Task requirements -
Locate the lines where "seaborn" occurs and copy them as they stand.

Information provided -

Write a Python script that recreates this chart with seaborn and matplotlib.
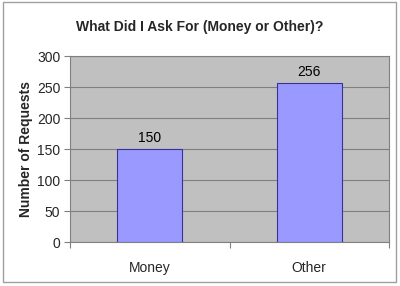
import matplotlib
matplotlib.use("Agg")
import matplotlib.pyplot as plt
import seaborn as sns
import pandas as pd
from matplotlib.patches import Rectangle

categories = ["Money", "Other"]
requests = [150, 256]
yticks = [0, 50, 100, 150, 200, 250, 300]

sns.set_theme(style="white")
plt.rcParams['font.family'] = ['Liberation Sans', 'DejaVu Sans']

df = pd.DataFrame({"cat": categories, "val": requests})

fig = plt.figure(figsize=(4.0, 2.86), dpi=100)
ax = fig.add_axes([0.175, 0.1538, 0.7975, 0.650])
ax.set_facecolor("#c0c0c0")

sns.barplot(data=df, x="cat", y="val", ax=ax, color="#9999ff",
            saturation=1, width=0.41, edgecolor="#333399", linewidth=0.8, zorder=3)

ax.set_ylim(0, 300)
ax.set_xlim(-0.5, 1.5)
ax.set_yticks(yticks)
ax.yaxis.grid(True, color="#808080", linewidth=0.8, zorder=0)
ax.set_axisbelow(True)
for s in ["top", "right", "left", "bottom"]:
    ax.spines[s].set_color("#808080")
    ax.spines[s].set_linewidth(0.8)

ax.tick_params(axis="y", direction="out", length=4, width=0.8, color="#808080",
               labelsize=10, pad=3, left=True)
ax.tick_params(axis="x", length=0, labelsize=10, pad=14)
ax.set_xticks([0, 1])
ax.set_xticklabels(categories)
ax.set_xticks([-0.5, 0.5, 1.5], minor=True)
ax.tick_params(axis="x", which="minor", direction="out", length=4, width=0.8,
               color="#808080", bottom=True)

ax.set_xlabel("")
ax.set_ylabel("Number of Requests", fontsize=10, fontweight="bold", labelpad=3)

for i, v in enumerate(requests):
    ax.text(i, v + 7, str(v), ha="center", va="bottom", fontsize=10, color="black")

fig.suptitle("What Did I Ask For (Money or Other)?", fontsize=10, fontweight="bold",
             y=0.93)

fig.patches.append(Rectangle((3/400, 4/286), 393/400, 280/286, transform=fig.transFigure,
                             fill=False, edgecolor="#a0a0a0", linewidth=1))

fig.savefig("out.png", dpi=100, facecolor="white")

Correct response -
Write a Python script that recreates this chart with seaborn and matplotlib.
import seaborn as sns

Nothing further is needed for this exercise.